The Facts Tell a Different Story About Tshwane
If Cilliers Brink were an ANC Mayor, he would be regarded by the same people who defend him now as average by any objective measurement of the current state of the City of Tshwane. Do you doubt this? Then challenge yourself to read on.
To demonstrate my point, I am going to outline the factual situation in the City of Tshwane which manifests today after 8 years of many DA Mayors. Perhaps then, you may understand why ActionSA’s continued involvement in this Tshwane government can no longer continue and begin to question why so many are shrilly defending the indefensible state of Tshwane.
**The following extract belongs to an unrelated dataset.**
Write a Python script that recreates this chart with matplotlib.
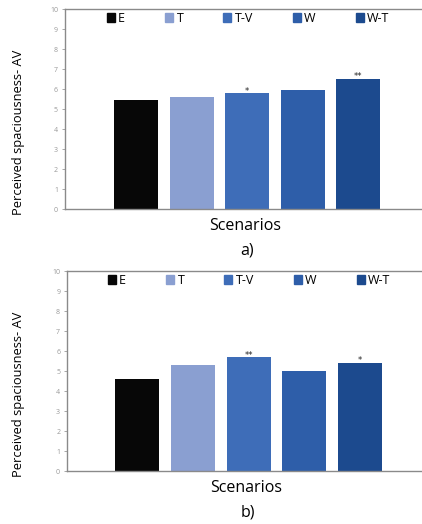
import matplotlib
matplotlib.use('Agg')
from matplotlib import pyplot as plt
from matplotlib.patches import Patch

plt.rcParams['font.family'] = ['Open Sans', 'DejaVu Sans']

scenarios = ['E', 'T', 'T-V', 'W', 'W-T']
colors = ['#070707', '#8a9fd1', '#3e6db8', '#2e5ea9', '#1c4a8e']
vals_a = [5.47, 5.6, 5.8, 5.95, 6.53]
vals_b = [4.6, 5.33, 5.7, 5.0, 5.43]
sig_a = ['', '', '*', '', '**']
sig_b = ['', '', '**', '', '*']
yticks = list(range(0, 11))

fig = plt.figure(figsize=(4.22, 5.24), dpi=100)

def panel(rect, vals, sig, tag, xlim, lab_x):
    ax = fig.add_axes(rect)
    xs = range(len(scenarios))
    ax.bar(xs, vals, width=0.79, color=colors, zorder=2)
    for x, v, s in zip(xs, vals, sig):
        if s:
            ax.text(x, v - 0.12, s, ha='center', va='bottom', fontsize=6,
                    color='#222222', family='DejaVu Sans')
    ax.set_xlim(*xlim)
    ax.set_ylim(0, 10)
    ax.set_yticks(yticks)
    ax.set_xticks([])
    ax.tick_params(axis='y', length=2, width=0.6, colors='#999999',
                   labelsize=5, pad=3)
    for sp in ['left', 'bottom', 'top']:
        ax.spines[sp].set_color('#8a8a8a')
        ax.spines[sp].set_linewidth(1.0)
    ax.spines['right'].set_visible(False)
    ax.set_ylabel('Perceived spaciousness- AV', fontsize=9.3)
    ax.yaxis.set_label_coords(lab_x, 0.385)
    ax.text(0.505, -0.083, 'Scenarios', transform=ax.transAxes,
            ha='center', va='center', fontsize=11.5)
    ax.text(0.51, -0.205, tag, transform=ax.transAxes,
            ha='center', va='center', fontsize=11.5)
    handles = [Patch(color=c, label=n) for c, n in zip(colors, scenarios)]
    ax.legend(handles=handles, ncol=5, loc='center', bbox_to_anchor=(0.513, 0.955),
              frameon=False, fontsize=9, handlelength=0.65, handleheight=0.65,
              handletextpad=0.25, columnspacing=3.2, borderaxespad=0)
    return ax

panel([0.154, 0.6006, 0.846, 0.3817], vals_a, sig_a, 'a)', (-1.28, 5.15), -0.112)
panel([0.159, 0.1006, 0.841, 0.3817], vals_b, sig_b, 'b)', (-1.26, 5.11), -0.118)

fig.savefig('out.png', dpi=100)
ActionSA does not do so with amnesia in the sense that we have been part of this government. It is precisely because we have been part of mediocre governance that we have a duty to act in the interests of those who deserve better, all the residents of Tshwane. However, with constitutional power vested in the Mayor - the DA has run Tshwane since 2016 together with the all-important Utilities portfolio which oversees water, electricity and sewage.
The City of Tshwane, as I write this article, is insolvent with a liquidity ratio of 0.6. Anyone with a financial background will tell you liquidity must be above 1. This means Tshwane cannot meet its short-term liabilities 18 months into Brink’s term as Mayor. The City’s debts to ESKOM have ballooned to a staggering R6.83 billion over which ESKOM will be in court next month against the city, to seek full and final payment of over R4 billion of this debt. The city has a rapidly growing contingent liability of R1 billion owing to municipal workers due to non-payment of legally binding wage increase agreements that it has concluded over multiple years.
The city’s 89% capex expenditure figure is greatly exaggerated by the artificial moving of funds from unperforming projects to those in a position to receive more. Invariably, the projects defunded are those in the townships. The AG’s report found that 37% of capital project milestones were achieved in the 4th quarter of the recently published financial statements and, perhaps most damning, how R12 billion of incomplete projects under construction should be written-off.